Conversely, the individual living in Montpellier expressed the highest amount of satisfaction. Not only does Montpellier have a significantly lower cost of living than Paris, it also has a very large population of Lebanese people and the weather there is similar to Lebanon’s. Montpellier is also a much smaller city and more centralized, with the individual also noting that the city center felt as if he was in Gemmayze.

“Montpellier is a stable start. A small city that feels like Beirut. Paris is a huge adventure that takes you in with no mercy and shows you the harshest part of being an international student, including the glorification of “metroboulot dodo”,”  said Jad Haddad, a medical school student residing in Montpellier.
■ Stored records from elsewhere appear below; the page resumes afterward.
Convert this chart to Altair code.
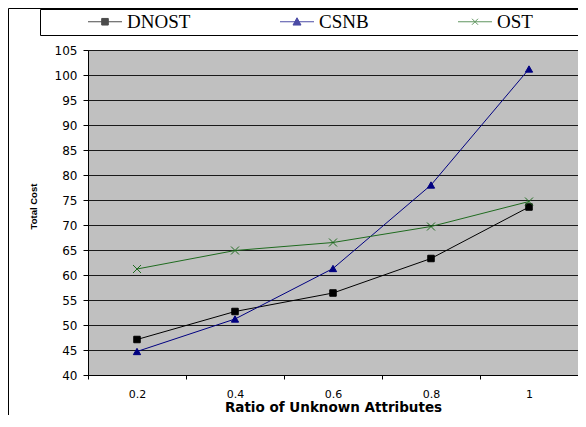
import altair as alt
import pandas as pd

ratios = ["0.2", "0.4", "0.6", "0.8", "1"]
series_names = ["DNOST", "CSNB", "OST"]
dnost = [47.1, 52.7, 56.4, 63.3, 73.6]
csnb = [44.7, 51.2, 61.3, 78.0, 101.2]
ost = [61.2, 64.9, 66.5, 69.7, 74.7]
y_ticks = list(range(40, 110, 5))

colors = ["#000000", "#000080", "#1f6b1f"]
plot_shapes = ["square", "triangle-up", "M-1,-1L1,1M-1,1L1,-1"]
plot_sizes = [42, 64, 45]
# legend symbols: a line with the marker in its middle (unit = 5px);
# the trailing move-to point only widens the legend box
legend_shapes = [
    "M-3.4,0H3.4M-0.66,-0.66H0.66V0.66H-0.66Z",
    "M-3.4,0H3.4M0,-0.8L0.8,0.66L-0.8,0.66Z",
    "M-3.4,0H3.4M-0.6,-0.6L0.6,0.6M-0.6,0.6L0.6,-0.6M20.5,0",
]

rows = []
for name, vals in zip(series_names, [dnost, csnb, ost]):
    for r, v in zip(ratios, vals):
        rows.append({"ratio": r, "value": v, "series": name, "entry": name})
df = pd.DataFrame(rows)

x_enc = alt.X(
    "ratio:N",
    sort=ratios,
    scale=alt.Scale(type="band", paddingInner=0, paddingOuter=0),
    axis=alt.Axis(
        title="Ratio of Unknown Attributes",
        labelAngle=0,
        tickBand="extent",
        grid=False,
        tickSize=4,
        labelPadding=9,
        labelFont="DejaVu Sans",
        labelFontSize=11,
        titleFont="DejaVu Sans",
        titleFontSize=13.5,
        titleFontWeight="bold",
        titleBaseline="top",
        titleY=25.5,
    ),
)
y_enc = alt.Y(
    "value:Q",
    scale=alt.Scale(domain=[40, 105], nice=False, zero=False),
    axis=alt.Axis(
        values=y_ticks,
        grid=True,
        gridColor="#1a1a1a",
        gridWidth=1,
        tickSize=5,
        labelPadding=6,
        labelFont="DejaVu Sans",
        labelFontSize=12,
        title="Total Cost",
        titleFont="Liberation Sans",
        titleFontSize=9.5,
        titleFontWeight="bold",
        titleAngle=-90,
        titleBaseline="middle",
        titleAlign="center",
        titleX=-55,
        titleY=156,
    ),
)

base = alt.Chart(df)

lines = base.mark_line(strokeWidth=1).encode(
    x=x_enc,
    y=y_enc,
    color=alt.Color("series:N", scale=alt.Scale(domain=series_names, range=colors), legend=None),
)

points = base.mark_point(filled=True, strokeWidth=1, opacity=1).encode(
    x=x_enc,
    y=y_enc,
    color=alt.Color("series:N", scale=alt.Scale(domain=series_names, range=colors), legend=None),
    stroke=alt.Stroke("series:N", scale=alt.Scale(domain=series_names, range=colors), legend=None),
    shape=alt.Shape("series:N", scale=alt.Scale(domain=series_names, range=plot_shapes), legend=None),
    size=alt.Size("series:N", scale=alt.Scale(domain=series_names, range=plot_sizes), legend=None),
)

leg = alt.Legend(
    orient="none",
    legendX=-48,
    legendY=-41,
    direction="horizontal",
    columns=3,
    title=None,
    labelFont="Liberation Serif",
    labelFontSize=19,
    labelColor="#000000",
    symbolOffset=52.5,
    labelOffset=12.5,
    labelLimit=300,
    columnPadding=44,
    padding=3,
    strokeColor="#000000",
    fillColor="#ffffff",
    symbolSize=100,
    symbolStrokeWidth=1,
)

legend_layer = base.transform_filter("datum.value < -1000").mark_point(filled=True, strokeWidth=1).encode(
    x=x_enc,
    y=y_enc,
    color=alt.Color("entry:N", scale=alt.Scale(domain=series_names, range=colors), legend=leg),
    stroke=alt.Stroke("entry:N", scale=alt.Scale(domain=series_names, range=colors), legend=leg),
    shape=alt.Shape("entry:N", scale=alt.Scale(domain=series_names, range=legend_shapes), legend=leg),
)

frame = alt.Chart(pd.DataFrame({"k": [0]})).mark_rect(
    fill="transparent", stroke="#000000", strokeWidth=1, clip=False
).encode(
    x=alt.value(-79.5),
    x2=alt.value(700),
    y=alt.value(-41.5),
    y2=alt.value(700),
)

chart = (
    alt.layer(frame, lines, points, legend_layer)
    .resolve_scale(color="independent", shape="independent", stroke="independent", size="independent")
    .properties(
        width=490,
        height=325,
        padding={"left": 80, "top": 42, "right": 0, "bottom": 40},
        autosize=alt.AutoSizeParams(type="none"),
        background="#ffffff",
    )
    .configure_view(fill="#c0c0c0", stroke="#808080", strokeWidth=1)
    .configure_axis(domainColor="#000000", tickColor="#000000", labelColor="#000000", titleColor="#000000")
)

chart.save("out.html", embed_options={"renderer": "svg", "actions": False})
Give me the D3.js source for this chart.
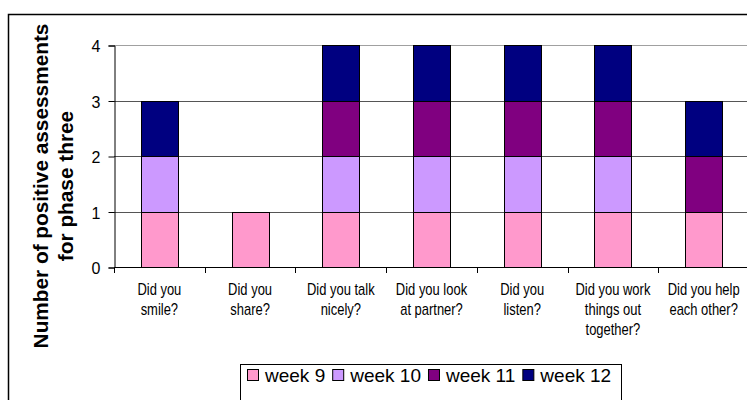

 Overall, Lebanese people feel a large internal and societal pressure to migrate nowadays due to the current economic and political crisis. So much so that they often hastily take the decision to do so while underestimating the mental and emotional toll such a move takes. Therefore, those with a plan and who demonstrated a larger willingness to migrate irrespective of the situation in Lebanon feel more content than those whose motivation was simply escaping Lebanon and are lured by the relative simplicity of migrating to France.